The auditor recommended that Secretary of Finance Lucy DLG Nielsen require Cabrera to return the money. Legal action may be considered if Cabrera resists the recommendation, the report said.

Public Auditor Leo LaMotte also recommended that Nielsen request the Attorney General’s Office to prosecute Cabrera for misconduct in public office.

The audit report covered payments to Cabrera from 1995 to 1997, excluding payment of his salary and other benefits.

Up to $30,000 of the funds found misspent was disbursed as travel advances, $66,581.51 for reimbursements of questionable official representation and $3,667.15 for other accounts.

The audit showed that Cabrera received two cash advances of $20,000 and $10,000 for two off-island trips, which were recorded directly as official representation instead of advances.

The first trip to several Far East countries was made to accompany former governor Froilan C. Tenorio and other CNMI officials to meet investors.

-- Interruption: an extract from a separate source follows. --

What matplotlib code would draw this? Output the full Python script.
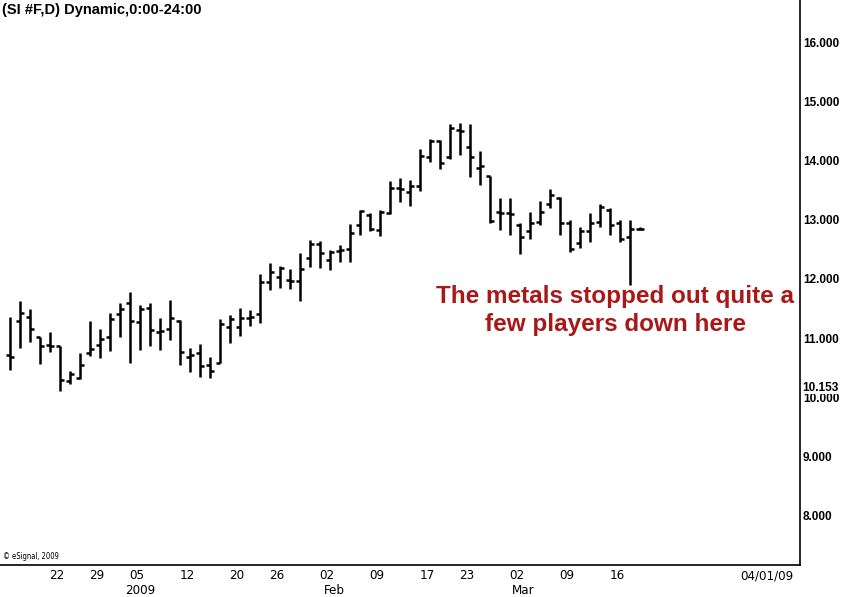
import matplotlib.pyplot as plt
import numpy as np

# ==============================================================================
# 1. DATA (daily silver futures, 15 Dec 2008 - 18 Mar 2009)
# ==============================================================================
opens = [10.71, 11.28, 11.36, 11.01, 10.89, 10.86, 10.27, 10.32, 10.74, 10.88,
         11.01, 11.41, 11.60, 11.27, 11.50, 11.11, 11.16, 11.29, 10.68, 10.75,
         10.54, 10.58, 11.19, 11.19, 11.33, 11.41, 11.95, 12.03, 11.98, 11.97,
         12.36, 12.59, 12.32, 12.47, 12.51, 12.91, 13.08, 12.82, 13.12, 13.53,
         13.46, 13.56, 14.06, 14.33, 14.05, 14.51, 14.23, 13.87, 13.74, 13.13,
         13.12, 12.91, 12.81, 12.96, 13.26, 13.36, 12.95, 12.60, 12.81, 12.96,
         13.17, 12.94, 12.70, 12.85]
highs = [11.36, 11.63, 11.49, 11.02, 11.10, 10.87, 10.44, 10.74, 11.29, 11.15,
         11.43, 11.59, 11.77, 11.55, 11.60, 11.33, 11.64, 11.30, 10.84, 10.90,
         10.68, 11.32, 11.39, 11.50, 11.47, 12.08, 12.27, 12.22, 12.16, 12.44,
         12.66, 12.64, 12.49, 12.57, 12.92, 13.16, 13.11, 13.16, 13.65, 13.71,
         13.67, 14.20, 14.36, 14.34, 14.61, 14.63, 14.61, 14.16, 13.74, 13.36,
         13.36, 12.95, 13.13, 13.32, 13.51, 13.38, 13.00, 12.87, 13.11, 13.26,
         13.19, 13.00, 13.00, 12.88]
lows = [10.46, 10.84, 10.93, 10.56, 10.76, 10.10, 10.23, 10.30, 10.70, 10.66,
        10.78, 11.01, 10.57, 10.80, 10.87, 10.80, 10.97, 10.54, 10.43, 10.35,
        10.32, 10.57, 10.92, 11.03, 11.20, 11.26, 11.81, 11.84, 11.82, 11.63,
        12.20, 12.18, 12.15, 12.29, 12.29, 12.74, 12.81, 12.73, 13.09, 13.29,
        13.23, 13.48, 13.98, 13.85, 14.02, 14.10, 13.72, 13.58, 12.94, 12.82,
        12.74, 12.42, 12.68, 12.91, 13.19, 12.74, 12.46, 12.52, 12.63, 12.88,
        12.74, 12.63, 11.90, 12.82]
closes = [10.68, 11.43, 11.15, 10.86, 10.87, 10.29, 10.39, 10.54, 10.81, 10.98,
          11.32, 11.49, 11.28, 11.49, 11.14, 11.12, 11.33, 10.77, 10.71, 10.52,
          10.45, 11.24, 11.32, 11.34, 11.36, 11.95, 12.12, 12.18, 11.97, 12.16,
          12.59, 12.43, 12.45, 12.49, 12.77, 13.14, 12.85, 13.13, 13.53, 13.52,
          13.57, 14.08, 14.32, 13.95, 14.54, 14.50, 14.05, 13.91, 12.98, 13.12,
          13.10, 12.70, 12.95, 13.13, 13.42, 12.95, 12.50, 12.80, 12.95, 13.21,
          12.91, 12.67, 12.85, 12.84]

# x-axis labels: trading-day index of each label
day_ticks = [5, 9, 13, 18, 23, 27, 32, 37, 42, 46, 51, 56, 61, 76]
day_labels = ['22', '29', '05', '12', '20', '26', '02', '09', '17', '23',
              '02', '09', '16', '04/01/09']
month_ticks = [13, 32.4, 51.3]
month_labels = ['2009', 'Feb', 'Mar']

y_ticks = [8, 9, 10, 11, 12, 13, 14, 15, 16]
last_marker = 10.153

ARIAL = ['Liberation Sans', 'DejaVu Sans']
NARROW = ['DejaVu Sans']

# ==============================================================================
# 2. DRAW
# ==============================================================================
fig = plt.figure(figsize=(8.44, 5.97), dpi=100)
ax = fig.add_axes([0, 32 / 597, 800 / 844, 565 / 597])

x = np.arange(len(opens))
lw = 1.8
ax.vlines(x, lows, highs, color='black', linewidth=lw)
ax.hlines(opens, x - 0.42, x, color='black', linewidth=lw)
ax.hlines(closes, x, x + 0.42, color='black', linewidth=lw)

ax.set_xlim(-1, 79)
ax.set_ylim(7.166, 16.71)

# spines: only right and bottom
for side in ['left', 'top']:
    ax.spines[side].set_visible(False)
ax.spines['right'].set_linewidth(1.2)
ax.spines['bottom'].set_linewidth(1.2)

# y axis on the right
ax.yaxis.tick_right()
ax.set_yticks(y_ticks)
ax.set_yticklabels([f'{v:.3f}' for v in y_ticks], fontsize=8.5,
                   fontweight='bold', family=ARIAL)
ax.tick_params(axis='y', length=0, pad=2)
ax.text(1.003, last_marker, f'{last_marker:.3f}', transform=ax.get_yaxis_transform(),
        ha='left', va='center', fontsize=8.5, fontweight='bold', family=ARIAL,
        bbox=dict(facecolor='white', edgecolor='none', pad=0.2))

# x axis: day numbers + month row
ax.set_xticks([t - 0.3 for t in day_ticks])
ax.set_xticklabels(day_labels, fontsize=9.5, family=NARROW, fontstretch='condensed')
ax.tick_params(axis='x', length=0, pad=3)
for t, lab in zip(month_ticks, month_labels):
    ax.text(t, -0.046, lab, transform=ax.get_xaxis_transform(), ha='center',
            va='center', fontsize=9.5, family=NARROW, fontstretch='condensed')

# titles & notes
fig.text(0.002, 0.984, '(SI #F,D) Dynamic,0:00-24:00', ha='left', va='center',
         fontsize=10.5, fontweight='bold', family=ARIAL)
fig.text(0.003, 0.068, '© eSignal, 2009', ha='left', va='center', fontsize=5.5,
         family=NARROW, fontstretch='condensed')
ax.text(60.55, 11.46, 'The metals stopped out quite a\nfew players down here',
        ha='center', va='center', fontsize=17.5, fontweight='bold', color='#A81818',
        linespacing=1.3, family=ARIAL)

fig.savefig('out.png', dpi=100)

Cabrera and other officials who participated in the trip were issued travel authorizations and were separately given travel per diem allowances.

The second trip to the Philippines was made to attend the National Defense Council Foundation awards said to be co-hosted by the former governor and NDCF.

Cabrera, however, was not issued a TA for the trip.

Instead of liquidating the advances after the two trips, Cabrera requested additional reimbursements of $33,077.25 by submitting receipts for his expense, the report said.

Cabrera, the audit said, was also reimbursed for various questionable official representation expenses totaling $66,581.51.

These included payments for hotel accommodations and meals without justification or supporting documentation, items that are inappropriate to be charged for official government expense such as liquor and cigars, unaccounted for equipment, duplicate charges, unidentified expenses and personal expenses such as purchase of expensive shirts, suits and leather accessories.

Cabrera was reimbursed $14,058.02 for hotel accommodations and $13,934.35 for hotel charges, amount which OPA said was too high for his five-day stay in the Philippines.

Personal expenses incurred by Cabrera included educational computer software, which was intended for 8- to 10-year-old children.

He also requested reimbursement for computer and other equipment totaling $6,394.92. He purchased the items during his trips abroad. The items, OPA said, were not turned over by Cabrera to DOF and have not been accounted for.

OPA noted that Cabrera failed to ensure that official representation expenses were incurred only for official purposes.